Any pictures should be left out; please print exactly the lines between the line with "Generate a Python" and the line with "hours = list(range(24))", inclusive.

<<<<

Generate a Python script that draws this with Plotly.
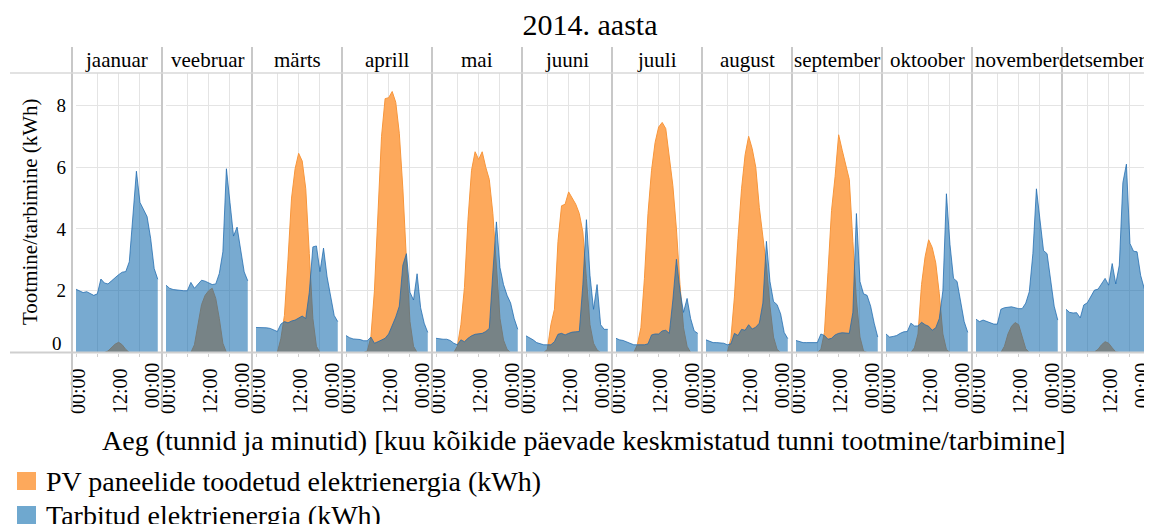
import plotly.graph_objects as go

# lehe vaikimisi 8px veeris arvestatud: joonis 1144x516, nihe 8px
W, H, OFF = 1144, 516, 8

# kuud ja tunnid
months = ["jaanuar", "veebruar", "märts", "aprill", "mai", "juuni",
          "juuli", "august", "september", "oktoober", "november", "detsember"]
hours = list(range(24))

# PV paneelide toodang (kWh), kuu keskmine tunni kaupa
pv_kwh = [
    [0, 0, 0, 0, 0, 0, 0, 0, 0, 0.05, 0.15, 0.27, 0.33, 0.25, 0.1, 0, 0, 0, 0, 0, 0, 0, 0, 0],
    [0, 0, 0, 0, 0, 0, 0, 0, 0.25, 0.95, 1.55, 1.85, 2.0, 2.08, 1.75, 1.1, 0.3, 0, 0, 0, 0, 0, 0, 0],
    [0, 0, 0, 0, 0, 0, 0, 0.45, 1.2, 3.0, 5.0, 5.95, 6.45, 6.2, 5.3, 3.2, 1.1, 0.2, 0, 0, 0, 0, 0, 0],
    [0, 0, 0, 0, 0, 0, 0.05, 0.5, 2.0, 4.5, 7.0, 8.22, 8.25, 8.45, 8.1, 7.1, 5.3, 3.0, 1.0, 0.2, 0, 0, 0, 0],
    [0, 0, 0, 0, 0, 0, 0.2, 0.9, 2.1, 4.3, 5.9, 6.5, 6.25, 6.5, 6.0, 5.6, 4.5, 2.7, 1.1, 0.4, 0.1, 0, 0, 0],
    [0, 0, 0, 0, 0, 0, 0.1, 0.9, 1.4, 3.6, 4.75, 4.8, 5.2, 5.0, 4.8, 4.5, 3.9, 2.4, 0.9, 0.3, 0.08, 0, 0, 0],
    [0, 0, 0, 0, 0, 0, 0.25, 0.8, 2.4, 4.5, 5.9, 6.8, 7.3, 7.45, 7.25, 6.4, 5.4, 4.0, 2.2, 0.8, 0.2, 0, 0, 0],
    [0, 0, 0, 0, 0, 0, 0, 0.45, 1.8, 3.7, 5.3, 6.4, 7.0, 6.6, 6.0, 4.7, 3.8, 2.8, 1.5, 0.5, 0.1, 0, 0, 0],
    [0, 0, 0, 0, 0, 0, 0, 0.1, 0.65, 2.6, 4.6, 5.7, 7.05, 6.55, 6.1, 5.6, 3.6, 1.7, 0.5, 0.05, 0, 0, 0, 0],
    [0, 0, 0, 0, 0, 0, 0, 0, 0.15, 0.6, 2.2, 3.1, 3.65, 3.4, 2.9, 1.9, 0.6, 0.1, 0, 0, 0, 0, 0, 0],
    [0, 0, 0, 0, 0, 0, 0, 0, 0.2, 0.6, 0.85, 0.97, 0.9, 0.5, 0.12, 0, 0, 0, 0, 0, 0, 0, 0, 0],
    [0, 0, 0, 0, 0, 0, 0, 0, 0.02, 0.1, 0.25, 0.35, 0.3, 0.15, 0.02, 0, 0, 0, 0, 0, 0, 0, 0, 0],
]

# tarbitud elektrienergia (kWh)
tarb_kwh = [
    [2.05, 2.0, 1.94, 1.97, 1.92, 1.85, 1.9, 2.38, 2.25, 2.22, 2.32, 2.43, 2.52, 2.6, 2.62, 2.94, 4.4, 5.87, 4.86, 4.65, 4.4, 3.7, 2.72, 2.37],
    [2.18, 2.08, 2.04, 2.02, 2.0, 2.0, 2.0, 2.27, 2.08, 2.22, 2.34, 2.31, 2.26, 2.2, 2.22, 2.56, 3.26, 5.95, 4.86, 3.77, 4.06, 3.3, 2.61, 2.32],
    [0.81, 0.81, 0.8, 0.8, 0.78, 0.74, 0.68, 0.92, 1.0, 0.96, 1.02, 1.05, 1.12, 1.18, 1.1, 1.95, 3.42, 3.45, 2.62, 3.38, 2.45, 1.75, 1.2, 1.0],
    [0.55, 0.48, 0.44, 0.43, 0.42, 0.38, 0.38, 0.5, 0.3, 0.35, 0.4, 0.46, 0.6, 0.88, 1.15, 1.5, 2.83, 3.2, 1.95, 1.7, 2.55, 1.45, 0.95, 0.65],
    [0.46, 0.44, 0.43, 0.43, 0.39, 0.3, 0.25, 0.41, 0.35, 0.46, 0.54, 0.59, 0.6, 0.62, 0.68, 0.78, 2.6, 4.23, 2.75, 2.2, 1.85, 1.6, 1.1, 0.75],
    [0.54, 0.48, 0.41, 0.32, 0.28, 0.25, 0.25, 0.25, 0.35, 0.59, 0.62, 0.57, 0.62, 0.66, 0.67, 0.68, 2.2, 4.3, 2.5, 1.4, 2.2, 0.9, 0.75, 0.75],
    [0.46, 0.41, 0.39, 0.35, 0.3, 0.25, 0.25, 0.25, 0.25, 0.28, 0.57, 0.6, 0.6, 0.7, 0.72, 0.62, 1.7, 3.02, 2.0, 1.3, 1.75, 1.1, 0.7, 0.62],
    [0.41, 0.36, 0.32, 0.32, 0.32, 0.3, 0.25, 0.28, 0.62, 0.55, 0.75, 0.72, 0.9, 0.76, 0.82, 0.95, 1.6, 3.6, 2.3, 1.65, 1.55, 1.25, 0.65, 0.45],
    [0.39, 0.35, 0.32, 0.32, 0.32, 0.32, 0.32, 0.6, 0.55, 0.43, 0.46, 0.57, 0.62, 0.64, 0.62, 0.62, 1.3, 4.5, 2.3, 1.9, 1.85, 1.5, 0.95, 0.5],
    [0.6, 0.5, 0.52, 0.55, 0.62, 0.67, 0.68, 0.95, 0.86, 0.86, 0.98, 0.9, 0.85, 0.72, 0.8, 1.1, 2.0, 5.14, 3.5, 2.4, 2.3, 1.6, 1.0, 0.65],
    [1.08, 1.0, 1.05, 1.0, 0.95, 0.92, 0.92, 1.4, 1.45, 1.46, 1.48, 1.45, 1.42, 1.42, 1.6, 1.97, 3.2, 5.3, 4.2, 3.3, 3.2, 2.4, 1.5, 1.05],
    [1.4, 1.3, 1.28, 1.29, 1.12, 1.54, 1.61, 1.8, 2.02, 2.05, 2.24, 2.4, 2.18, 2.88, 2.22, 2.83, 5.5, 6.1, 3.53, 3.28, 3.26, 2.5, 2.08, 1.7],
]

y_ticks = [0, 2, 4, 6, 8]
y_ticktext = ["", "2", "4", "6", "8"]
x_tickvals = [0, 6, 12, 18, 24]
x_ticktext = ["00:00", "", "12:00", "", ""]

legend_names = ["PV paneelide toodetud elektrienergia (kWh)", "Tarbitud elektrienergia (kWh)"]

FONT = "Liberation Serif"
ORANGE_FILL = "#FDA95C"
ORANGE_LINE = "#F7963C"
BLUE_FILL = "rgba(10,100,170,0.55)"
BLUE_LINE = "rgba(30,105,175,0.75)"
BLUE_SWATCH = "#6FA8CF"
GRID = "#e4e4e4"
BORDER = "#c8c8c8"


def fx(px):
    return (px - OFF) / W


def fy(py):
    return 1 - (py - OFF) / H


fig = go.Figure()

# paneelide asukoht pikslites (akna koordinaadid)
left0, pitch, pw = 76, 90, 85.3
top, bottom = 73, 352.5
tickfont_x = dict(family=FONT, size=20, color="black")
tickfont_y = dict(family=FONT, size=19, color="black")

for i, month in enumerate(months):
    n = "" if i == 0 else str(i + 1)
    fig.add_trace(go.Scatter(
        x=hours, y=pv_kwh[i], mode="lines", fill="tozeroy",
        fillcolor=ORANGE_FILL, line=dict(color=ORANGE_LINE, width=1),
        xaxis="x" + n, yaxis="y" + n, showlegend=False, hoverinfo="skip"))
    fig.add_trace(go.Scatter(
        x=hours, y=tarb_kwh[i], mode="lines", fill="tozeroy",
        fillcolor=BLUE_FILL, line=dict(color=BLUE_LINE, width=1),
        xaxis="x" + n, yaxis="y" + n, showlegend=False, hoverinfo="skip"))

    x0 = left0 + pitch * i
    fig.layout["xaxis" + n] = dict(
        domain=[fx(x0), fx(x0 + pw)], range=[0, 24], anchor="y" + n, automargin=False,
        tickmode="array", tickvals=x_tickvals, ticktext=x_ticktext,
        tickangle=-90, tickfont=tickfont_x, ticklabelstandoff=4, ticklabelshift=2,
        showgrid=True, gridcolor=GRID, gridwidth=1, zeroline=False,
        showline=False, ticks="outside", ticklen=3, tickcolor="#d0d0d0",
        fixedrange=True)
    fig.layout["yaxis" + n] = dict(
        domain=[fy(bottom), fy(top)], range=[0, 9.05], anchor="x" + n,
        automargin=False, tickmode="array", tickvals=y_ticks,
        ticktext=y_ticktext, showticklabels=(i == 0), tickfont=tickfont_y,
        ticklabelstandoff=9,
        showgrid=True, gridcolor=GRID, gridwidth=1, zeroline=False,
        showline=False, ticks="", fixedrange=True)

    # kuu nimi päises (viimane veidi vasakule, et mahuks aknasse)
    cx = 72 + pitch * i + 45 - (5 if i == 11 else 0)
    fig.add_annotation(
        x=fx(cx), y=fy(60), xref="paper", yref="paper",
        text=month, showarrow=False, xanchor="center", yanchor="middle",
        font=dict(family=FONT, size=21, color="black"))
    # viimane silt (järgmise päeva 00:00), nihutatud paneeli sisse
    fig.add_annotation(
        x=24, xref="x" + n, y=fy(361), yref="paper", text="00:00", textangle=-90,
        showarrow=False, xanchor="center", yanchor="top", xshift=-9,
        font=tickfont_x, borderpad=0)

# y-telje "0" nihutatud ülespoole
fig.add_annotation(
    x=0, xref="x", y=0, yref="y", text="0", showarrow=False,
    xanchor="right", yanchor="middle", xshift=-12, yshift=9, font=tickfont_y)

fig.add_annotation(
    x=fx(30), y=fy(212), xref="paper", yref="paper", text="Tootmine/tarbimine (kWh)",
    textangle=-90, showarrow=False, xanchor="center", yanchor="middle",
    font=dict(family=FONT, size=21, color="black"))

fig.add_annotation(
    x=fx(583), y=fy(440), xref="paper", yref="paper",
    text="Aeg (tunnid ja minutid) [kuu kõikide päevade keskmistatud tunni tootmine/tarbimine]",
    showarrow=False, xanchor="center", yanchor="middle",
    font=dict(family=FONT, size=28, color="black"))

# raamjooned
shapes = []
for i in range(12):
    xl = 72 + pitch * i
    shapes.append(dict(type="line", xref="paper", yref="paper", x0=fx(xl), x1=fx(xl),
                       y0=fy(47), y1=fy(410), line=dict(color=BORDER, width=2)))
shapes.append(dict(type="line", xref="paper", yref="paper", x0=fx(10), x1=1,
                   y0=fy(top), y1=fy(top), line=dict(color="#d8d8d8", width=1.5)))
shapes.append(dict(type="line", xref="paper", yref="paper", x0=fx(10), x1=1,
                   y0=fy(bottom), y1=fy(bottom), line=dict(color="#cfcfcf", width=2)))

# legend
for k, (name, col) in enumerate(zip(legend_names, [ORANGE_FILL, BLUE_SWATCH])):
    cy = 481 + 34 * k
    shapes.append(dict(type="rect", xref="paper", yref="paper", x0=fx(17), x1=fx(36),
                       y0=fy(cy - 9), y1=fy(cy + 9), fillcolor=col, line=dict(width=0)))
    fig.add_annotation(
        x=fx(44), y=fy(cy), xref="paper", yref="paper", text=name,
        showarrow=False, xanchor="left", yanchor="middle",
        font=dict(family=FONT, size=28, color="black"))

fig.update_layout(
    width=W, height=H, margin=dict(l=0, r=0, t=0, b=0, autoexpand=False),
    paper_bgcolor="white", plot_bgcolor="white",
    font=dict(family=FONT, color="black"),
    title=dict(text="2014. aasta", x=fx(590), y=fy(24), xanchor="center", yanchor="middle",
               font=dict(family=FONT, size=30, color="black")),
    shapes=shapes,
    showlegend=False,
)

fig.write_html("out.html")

>>>>
<<<<

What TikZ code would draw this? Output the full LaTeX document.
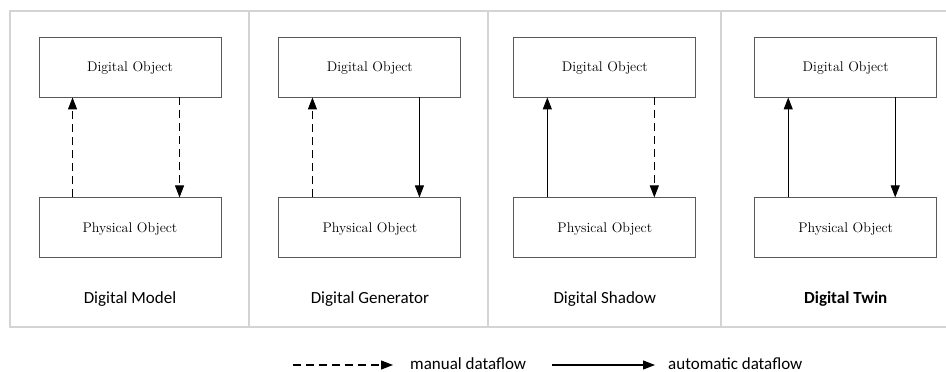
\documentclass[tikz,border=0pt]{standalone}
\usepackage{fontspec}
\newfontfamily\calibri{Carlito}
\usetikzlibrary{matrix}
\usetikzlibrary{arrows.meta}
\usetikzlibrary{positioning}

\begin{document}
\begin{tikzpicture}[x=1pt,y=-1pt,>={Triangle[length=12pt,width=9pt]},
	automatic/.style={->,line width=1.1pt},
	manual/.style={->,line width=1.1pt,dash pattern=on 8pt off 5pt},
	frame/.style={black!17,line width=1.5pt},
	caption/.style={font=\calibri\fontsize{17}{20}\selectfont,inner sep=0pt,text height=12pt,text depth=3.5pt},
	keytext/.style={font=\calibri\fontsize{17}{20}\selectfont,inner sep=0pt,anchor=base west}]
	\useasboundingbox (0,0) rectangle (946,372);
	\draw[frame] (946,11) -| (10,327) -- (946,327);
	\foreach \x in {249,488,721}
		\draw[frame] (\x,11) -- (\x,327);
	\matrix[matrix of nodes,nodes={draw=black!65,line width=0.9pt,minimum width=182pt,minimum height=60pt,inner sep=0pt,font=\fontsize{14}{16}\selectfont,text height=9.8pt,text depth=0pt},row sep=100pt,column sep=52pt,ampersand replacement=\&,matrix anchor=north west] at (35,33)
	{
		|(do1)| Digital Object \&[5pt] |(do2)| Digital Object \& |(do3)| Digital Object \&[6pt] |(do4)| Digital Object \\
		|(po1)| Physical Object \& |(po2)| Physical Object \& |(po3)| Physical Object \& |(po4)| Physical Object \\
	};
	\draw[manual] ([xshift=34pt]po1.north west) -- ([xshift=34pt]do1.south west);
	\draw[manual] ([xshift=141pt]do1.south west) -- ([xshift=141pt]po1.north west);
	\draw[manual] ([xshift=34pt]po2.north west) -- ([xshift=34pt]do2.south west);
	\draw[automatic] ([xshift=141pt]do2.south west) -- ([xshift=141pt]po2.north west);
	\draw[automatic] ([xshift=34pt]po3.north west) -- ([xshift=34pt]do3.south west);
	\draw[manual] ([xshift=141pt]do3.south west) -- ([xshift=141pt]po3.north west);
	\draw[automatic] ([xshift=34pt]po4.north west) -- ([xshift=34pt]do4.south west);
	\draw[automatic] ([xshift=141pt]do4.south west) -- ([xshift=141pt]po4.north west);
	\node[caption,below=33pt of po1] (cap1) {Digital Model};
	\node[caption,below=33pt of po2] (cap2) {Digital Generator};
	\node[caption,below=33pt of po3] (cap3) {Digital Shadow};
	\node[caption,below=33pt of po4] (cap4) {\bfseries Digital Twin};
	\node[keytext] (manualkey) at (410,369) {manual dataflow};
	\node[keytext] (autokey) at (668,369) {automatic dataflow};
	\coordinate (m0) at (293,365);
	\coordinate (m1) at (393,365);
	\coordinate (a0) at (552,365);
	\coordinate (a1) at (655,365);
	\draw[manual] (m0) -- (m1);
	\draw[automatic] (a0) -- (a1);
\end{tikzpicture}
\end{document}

>>>>

__Response for this exercise__:
Generate a Python script that draws this with Plotly.
import plotly.graph_objects as go

# lehe vaikimisi 8px veeris arvestatud: joonis 1144x516, nihe 8px
W, H, OFF = 1144, 516, 8

# kuud ja tunnid
months = ["jaanuar", "veebruar", "märts", "aprill", "mai", "juuni",
          "juuli", "august", "september", "oktoober", "november", "detsember"]
hours = list(range(24))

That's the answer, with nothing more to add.